Later in life during some admittedly questionable therapy, Clara recalled being raped by her father as a child. If true, then like Marilyn Monroe, Rita Hayworth, Lana Turner, and many other famous women who made their name on their erotic appeal, Clara was another sex symbol who was a survivor of sexual assault. Whether she was a hero or a victim relies on an interpretation of the star’s parameters of choice. Was her sexuality something she enjoyed and felt in control of, or was it the only way she felt valued, paid attention to, or loved? Audiences were obsessed with Clara’s playful sexuality, but she was consistently cast as low-stakes characters (waitresses, soda jerks) who ended up naked or in their underwear. The studio knew audiences came to see Clara no matter what she was in, so they never “wasted” good scripts or talented co-stars on her. Arguably, she even came to objectify herself: Clara hated being in outfits she didn’t think were sexy enough, even as she argued for better, more dramatic roles. Whether all this makes her empowered or tragic is entirely up for debate.
Clara Bow was not a happy person. As she started to unravel, she gave increasingly frank interviews stating as such. The studio worked her to the bone, treating her more like a factory worker than a talented performer. In the infant days of the film industry, stars signed for time periods, not movies, and so the money-hungry Paramount worked Clara tirelessly, despite her repeated desires for rest.
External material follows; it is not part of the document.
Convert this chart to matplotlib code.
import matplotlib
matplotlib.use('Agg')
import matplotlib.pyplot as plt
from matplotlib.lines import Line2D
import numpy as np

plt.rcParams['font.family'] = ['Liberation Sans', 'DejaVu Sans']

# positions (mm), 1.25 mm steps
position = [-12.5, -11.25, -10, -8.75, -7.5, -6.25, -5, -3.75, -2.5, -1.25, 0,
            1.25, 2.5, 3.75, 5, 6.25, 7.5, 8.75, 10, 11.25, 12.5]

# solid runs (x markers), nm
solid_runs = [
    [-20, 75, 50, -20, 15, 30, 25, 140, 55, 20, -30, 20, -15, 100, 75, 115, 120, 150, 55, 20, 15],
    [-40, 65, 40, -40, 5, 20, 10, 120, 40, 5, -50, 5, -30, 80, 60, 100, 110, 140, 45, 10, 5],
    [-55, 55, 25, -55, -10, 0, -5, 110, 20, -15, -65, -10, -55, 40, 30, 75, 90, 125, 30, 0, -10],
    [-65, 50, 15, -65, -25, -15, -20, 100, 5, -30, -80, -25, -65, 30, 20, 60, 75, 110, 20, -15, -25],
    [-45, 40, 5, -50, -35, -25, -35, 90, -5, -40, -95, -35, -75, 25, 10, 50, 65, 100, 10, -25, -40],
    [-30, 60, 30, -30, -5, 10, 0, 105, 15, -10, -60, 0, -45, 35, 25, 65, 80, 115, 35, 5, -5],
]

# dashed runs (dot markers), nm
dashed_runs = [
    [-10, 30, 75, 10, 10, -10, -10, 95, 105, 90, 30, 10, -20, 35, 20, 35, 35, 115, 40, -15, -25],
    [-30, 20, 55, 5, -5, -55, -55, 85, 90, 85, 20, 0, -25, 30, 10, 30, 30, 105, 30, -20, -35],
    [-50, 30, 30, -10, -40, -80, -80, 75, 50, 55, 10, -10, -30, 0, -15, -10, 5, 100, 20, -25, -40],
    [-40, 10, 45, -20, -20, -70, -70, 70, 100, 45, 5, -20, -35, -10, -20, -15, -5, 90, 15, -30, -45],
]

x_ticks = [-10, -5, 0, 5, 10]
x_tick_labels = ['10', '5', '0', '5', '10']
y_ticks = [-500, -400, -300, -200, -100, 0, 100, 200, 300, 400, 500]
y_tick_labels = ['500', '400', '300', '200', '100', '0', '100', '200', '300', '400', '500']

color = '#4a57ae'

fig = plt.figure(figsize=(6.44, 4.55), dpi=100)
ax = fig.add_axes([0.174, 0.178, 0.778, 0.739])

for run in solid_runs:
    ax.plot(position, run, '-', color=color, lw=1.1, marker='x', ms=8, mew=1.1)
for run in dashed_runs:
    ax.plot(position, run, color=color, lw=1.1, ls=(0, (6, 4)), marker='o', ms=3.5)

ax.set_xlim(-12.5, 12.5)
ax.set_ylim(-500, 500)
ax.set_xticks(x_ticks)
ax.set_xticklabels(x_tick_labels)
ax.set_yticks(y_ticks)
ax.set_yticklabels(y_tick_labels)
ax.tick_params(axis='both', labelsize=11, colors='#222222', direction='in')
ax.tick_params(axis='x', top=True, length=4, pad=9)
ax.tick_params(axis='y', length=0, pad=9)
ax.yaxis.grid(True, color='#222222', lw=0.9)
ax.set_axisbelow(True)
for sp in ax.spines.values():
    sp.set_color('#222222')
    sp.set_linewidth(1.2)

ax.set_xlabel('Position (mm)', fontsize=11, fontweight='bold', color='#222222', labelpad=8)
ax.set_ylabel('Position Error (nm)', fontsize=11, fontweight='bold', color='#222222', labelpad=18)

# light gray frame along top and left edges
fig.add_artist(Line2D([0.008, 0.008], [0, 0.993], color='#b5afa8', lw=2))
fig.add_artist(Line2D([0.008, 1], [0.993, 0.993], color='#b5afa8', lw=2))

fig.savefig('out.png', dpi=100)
She was unsupported, surrounded by men, friends, and servants who exploited her generosity and naiveté. (Her personal assistant and “best friend” stole extensively from her, ending in a dramatic court battle). Producer Shulberg and Paramount failed to prepare their biggest star for the traumatic transition to sound, a complete overhaul from the exaggerated performance style known to silent stars. The studio gave her two weeks to learn a feature-length script and prepare for a talking picture. Greta Garbo, her main rival in terms of popularity, was given two years to prepare, with a voice coach and lessons.
Eventually, Clara had a series of nervous breakdowns brought on by exhaustion, stress and a bitter press that turned against her, the worst of which was the infamous Coast Reporter series. After bidding goodbye to Hollywood, she moved to Nevada with her husband, the actor Rex Bell, and had two sons. She attempted suicide when the boys were young, and after divorcing her husband, battled psychiatric illness, shunning the spotlight, before she died alone at age 60.
Clara’s story was new for the times, but is no longer new today. Women who carve their own sexual path are still targets of slut-shaming and abuse. When we celebrate the great talent that was Clara Bow, we must strengthen our resolve to support women and their choices over their sexuality, whatever they may be.
“My life in Hollywood contained plenty of uproar. I’m sorry for a lot of it but not awfully sorry. I never did anything to hurt anyone else. I made a place for myself on the screen and you can’t do that by being Mrs. Alcott’s idea of a Little Woman.”